**Requirements**
Check each line of the listing, and copy it if it contains the word "matplotlib".

**Supplied information**
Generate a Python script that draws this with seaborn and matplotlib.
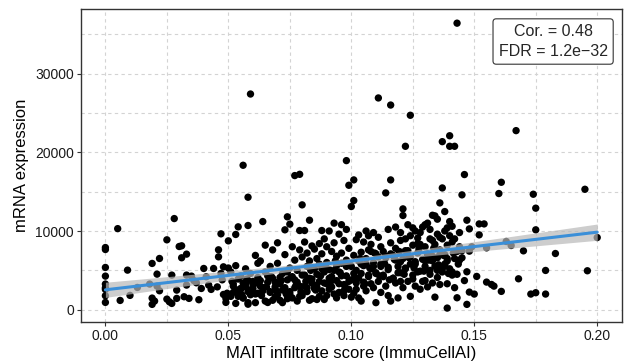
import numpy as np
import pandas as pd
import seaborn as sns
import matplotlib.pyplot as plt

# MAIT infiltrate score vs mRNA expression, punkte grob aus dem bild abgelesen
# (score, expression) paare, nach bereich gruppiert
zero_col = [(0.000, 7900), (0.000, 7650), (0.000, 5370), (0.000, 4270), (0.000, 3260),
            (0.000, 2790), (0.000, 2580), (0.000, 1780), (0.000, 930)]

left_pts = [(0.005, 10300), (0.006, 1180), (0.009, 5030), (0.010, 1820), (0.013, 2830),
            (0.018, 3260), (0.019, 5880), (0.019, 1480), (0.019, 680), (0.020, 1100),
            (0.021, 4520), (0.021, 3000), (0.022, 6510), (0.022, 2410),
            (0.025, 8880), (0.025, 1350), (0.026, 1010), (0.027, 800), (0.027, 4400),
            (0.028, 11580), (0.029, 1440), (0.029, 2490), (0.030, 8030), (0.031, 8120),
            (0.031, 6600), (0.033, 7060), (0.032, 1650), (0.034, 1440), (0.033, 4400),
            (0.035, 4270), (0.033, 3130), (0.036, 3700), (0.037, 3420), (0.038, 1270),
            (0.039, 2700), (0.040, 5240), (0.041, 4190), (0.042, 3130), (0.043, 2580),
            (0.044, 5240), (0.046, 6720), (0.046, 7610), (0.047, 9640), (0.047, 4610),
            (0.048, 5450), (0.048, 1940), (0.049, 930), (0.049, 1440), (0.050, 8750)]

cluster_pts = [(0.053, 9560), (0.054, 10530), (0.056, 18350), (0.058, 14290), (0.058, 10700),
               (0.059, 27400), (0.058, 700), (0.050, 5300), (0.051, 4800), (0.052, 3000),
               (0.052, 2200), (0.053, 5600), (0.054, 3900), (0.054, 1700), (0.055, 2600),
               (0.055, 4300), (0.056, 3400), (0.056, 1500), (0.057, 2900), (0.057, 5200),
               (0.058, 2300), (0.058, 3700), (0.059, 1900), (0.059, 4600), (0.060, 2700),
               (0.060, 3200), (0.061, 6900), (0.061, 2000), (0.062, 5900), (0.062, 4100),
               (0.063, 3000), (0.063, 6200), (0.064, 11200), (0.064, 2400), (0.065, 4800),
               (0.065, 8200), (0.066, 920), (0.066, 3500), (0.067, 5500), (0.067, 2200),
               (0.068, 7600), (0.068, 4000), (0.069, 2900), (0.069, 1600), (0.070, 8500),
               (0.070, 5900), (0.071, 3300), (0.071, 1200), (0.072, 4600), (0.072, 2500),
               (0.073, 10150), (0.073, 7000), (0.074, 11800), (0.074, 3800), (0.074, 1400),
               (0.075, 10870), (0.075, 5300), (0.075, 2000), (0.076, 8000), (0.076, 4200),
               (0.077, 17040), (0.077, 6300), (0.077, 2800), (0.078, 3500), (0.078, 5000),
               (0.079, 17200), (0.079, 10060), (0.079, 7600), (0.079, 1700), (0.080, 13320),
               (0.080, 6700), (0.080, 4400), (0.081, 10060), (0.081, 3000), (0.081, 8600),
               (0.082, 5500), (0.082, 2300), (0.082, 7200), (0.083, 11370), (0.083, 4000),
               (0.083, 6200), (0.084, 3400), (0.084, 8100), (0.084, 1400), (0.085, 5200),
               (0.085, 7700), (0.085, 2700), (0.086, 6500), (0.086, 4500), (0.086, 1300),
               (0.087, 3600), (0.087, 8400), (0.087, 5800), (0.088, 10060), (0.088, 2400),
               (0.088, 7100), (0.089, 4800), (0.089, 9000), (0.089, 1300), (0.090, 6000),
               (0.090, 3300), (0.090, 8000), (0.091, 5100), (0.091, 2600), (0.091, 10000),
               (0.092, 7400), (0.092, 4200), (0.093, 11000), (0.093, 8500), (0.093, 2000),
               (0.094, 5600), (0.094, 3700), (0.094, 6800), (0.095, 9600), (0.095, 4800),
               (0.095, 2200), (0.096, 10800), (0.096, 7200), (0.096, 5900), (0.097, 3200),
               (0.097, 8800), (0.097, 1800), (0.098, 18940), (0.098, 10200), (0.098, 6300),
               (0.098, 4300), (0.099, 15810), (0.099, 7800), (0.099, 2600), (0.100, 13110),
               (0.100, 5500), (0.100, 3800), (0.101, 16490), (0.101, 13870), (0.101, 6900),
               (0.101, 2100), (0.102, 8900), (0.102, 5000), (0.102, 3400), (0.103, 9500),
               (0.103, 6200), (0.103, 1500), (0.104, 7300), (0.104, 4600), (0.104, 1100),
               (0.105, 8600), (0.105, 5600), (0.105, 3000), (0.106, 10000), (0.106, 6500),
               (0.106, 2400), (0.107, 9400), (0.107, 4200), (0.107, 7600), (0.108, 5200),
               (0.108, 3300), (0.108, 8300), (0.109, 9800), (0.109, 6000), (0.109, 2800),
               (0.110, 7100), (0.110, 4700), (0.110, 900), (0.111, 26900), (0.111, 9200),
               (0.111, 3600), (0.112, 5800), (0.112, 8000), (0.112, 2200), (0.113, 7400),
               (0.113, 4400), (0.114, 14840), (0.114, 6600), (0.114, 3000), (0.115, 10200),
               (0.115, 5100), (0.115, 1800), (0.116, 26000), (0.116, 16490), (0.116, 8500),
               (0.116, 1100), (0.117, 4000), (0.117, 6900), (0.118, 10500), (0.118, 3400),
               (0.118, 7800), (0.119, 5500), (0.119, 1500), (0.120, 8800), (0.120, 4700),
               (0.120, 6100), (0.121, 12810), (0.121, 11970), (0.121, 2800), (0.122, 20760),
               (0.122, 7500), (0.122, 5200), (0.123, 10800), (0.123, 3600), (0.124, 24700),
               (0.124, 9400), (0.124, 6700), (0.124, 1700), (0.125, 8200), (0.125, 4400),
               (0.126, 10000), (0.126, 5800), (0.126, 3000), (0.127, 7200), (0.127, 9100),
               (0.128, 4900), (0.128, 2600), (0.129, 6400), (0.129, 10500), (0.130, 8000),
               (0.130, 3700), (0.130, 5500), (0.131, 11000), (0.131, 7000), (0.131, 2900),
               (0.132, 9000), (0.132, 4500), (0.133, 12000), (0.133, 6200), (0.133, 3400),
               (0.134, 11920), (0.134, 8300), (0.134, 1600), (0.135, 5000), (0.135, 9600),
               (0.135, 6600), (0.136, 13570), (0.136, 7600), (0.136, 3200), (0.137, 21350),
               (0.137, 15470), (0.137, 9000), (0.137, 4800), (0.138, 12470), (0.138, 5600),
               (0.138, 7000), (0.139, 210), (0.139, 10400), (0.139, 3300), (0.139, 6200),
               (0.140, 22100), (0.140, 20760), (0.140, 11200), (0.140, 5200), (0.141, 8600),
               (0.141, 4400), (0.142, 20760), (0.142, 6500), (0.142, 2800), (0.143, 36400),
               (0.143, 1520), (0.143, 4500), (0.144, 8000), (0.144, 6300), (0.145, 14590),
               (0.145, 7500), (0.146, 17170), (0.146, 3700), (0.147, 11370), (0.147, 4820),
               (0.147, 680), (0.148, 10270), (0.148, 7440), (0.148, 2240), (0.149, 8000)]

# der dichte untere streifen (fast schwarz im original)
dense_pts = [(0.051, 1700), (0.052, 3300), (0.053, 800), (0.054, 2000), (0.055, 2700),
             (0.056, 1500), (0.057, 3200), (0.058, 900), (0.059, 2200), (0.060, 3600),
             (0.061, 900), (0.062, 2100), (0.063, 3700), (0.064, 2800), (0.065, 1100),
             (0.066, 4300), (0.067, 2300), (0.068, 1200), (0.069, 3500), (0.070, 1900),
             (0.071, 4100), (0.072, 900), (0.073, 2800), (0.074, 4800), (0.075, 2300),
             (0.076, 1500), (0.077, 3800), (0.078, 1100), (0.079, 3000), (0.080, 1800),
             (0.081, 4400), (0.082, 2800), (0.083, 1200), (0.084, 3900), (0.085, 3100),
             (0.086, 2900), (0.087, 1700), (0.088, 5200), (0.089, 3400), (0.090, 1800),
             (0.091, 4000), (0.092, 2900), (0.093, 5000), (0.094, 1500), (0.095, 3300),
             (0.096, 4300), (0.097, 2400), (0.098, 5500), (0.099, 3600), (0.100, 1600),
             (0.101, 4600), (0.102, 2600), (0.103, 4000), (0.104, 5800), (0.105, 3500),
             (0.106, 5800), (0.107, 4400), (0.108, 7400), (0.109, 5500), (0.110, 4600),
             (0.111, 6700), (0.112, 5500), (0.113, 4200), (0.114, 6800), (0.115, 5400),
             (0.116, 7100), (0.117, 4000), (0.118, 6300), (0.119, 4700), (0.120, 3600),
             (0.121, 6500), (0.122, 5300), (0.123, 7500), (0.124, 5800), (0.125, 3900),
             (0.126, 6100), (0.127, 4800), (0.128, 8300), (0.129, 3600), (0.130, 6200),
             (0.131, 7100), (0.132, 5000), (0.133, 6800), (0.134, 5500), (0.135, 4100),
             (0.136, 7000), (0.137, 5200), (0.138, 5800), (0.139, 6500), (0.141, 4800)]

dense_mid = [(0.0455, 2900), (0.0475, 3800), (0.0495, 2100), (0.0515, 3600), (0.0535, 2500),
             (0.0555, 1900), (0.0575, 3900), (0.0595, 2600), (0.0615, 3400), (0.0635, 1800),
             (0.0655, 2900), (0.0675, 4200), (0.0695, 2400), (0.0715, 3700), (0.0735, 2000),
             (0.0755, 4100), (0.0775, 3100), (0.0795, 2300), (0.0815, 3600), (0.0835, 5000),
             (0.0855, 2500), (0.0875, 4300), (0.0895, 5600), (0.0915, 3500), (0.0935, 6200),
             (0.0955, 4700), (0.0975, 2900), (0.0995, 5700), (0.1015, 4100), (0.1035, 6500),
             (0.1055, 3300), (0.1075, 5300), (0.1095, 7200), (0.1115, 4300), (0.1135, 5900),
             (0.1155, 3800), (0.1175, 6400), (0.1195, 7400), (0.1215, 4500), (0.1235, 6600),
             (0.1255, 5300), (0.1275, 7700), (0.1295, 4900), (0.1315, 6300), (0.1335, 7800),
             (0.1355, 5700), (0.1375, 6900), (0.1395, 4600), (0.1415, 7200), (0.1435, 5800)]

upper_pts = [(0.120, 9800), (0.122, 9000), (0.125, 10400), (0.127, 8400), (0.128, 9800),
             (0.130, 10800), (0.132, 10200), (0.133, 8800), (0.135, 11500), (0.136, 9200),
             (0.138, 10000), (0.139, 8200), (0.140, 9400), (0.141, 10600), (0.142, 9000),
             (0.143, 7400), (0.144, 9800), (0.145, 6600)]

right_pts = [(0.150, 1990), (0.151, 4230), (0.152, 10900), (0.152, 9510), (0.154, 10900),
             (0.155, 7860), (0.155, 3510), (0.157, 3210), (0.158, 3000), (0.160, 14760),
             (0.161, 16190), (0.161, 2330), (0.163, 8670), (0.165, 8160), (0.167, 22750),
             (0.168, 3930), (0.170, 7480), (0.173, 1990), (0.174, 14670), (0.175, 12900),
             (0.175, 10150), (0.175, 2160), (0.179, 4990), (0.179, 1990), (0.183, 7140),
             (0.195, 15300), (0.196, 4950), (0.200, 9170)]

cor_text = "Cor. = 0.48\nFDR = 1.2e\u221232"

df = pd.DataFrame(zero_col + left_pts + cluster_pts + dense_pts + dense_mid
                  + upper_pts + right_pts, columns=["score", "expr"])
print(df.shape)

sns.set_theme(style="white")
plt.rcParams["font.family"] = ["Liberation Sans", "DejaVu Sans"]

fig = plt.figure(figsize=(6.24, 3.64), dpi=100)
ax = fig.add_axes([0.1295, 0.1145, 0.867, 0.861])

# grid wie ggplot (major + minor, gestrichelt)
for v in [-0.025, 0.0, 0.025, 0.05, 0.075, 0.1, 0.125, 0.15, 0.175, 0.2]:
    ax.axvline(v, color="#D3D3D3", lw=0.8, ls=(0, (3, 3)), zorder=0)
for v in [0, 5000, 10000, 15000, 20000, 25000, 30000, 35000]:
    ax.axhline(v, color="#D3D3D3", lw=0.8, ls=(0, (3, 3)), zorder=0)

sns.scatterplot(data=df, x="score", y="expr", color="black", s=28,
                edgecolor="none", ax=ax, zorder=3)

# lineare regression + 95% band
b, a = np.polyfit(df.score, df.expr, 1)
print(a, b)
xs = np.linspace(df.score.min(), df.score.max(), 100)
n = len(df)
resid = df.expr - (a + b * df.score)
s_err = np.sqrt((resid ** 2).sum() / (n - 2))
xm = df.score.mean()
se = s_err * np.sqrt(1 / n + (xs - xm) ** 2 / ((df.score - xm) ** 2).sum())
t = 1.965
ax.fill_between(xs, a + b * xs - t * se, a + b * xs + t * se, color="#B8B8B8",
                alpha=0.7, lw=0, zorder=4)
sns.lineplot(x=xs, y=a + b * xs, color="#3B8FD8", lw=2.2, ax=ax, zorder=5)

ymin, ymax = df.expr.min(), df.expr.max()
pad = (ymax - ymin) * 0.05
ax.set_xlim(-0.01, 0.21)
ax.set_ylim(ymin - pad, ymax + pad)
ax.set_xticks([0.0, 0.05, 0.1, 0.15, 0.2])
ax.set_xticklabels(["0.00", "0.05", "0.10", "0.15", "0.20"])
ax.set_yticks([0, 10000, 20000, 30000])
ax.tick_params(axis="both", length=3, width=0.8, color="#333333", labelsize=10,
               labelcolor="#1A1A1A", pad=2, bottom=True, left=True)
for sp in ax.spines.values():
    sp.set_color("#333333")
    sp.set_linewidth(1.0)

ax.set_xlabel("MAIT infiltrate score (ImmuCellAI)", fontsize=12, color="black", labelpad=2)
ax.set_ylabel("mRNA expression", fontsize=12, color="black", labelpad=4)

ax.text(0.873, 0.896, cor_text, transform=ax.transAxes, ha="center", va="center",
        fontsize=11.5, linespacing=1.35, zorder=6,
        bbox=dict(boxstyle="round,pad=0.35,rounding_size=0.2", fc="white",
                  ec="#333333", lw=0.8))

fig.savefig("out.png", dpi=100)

**Full answer**
Generate a Python script that draws this with seaborn and matplotlib.
import matplotlib.pyplot as plt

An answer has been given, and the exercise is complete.